Mathematical Immaturity

14.4 Exercises

• A vector-valued function $F$ satisfies the equation $tF'(t) = F(t) + tA$ for each $t \geq 0,$ where $A$ is a fixed vector. Compute $F''(1)$ and $F(3)$ in terms of $A,$ if $F(1) = 2A..$
• To apply the second fundamental theorem, use the given value for $F(1)$ and calculate $F'(1)$ using the given equation.
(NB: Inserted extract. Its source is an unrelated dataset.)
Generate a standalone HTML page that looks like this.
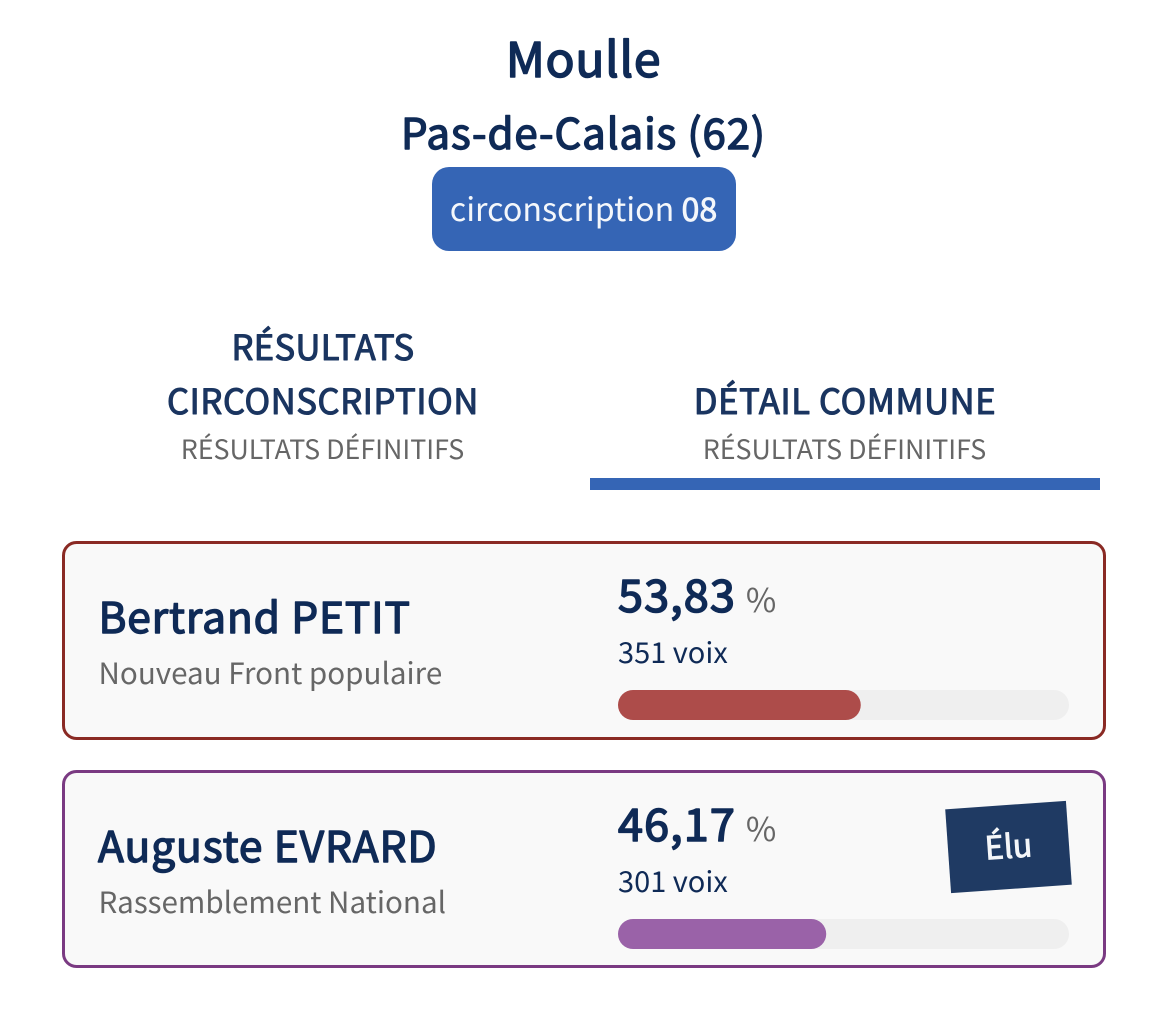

• Taking the derivative of the given equation, we get $$tF''(t) = A$$Thus, $F''(1) = A.$ Now, to find $F(3),$ consider that by rearranging the given equation, we can express $F(t)$ as $$F(t) = tF'(t) - tA$$But since $F(1) = 2A,$ this means that $F'(1) = F(1) + A = 3A.$ Rewriting $F''(t) = \frac{A}{t}$ for $t > 0$ with $F'(1) = 3A$ we can integrate $F''(t)$ giving us: $$F'(t) - F'(1) = \int_1^t \frac{A}{x}\,dx$$Evaluating the integral gives us $$F'(t) = A\text{log}\,t + 3A$$Integrating again with $F(1) = 2A,$ we find that $$F(t) = \int_1^t A\text{log}\,x + 3A\,dx + 2A$$Evaluating the integral for $t = 3,$ we get \begin{align*} F(3) &= Ax\text{log}\,x + 2Ax\,\Biggr|_1^3 + 2A \\ &= (6 + 3\text{log}\,3)A \quad \blacksquare\end{align*}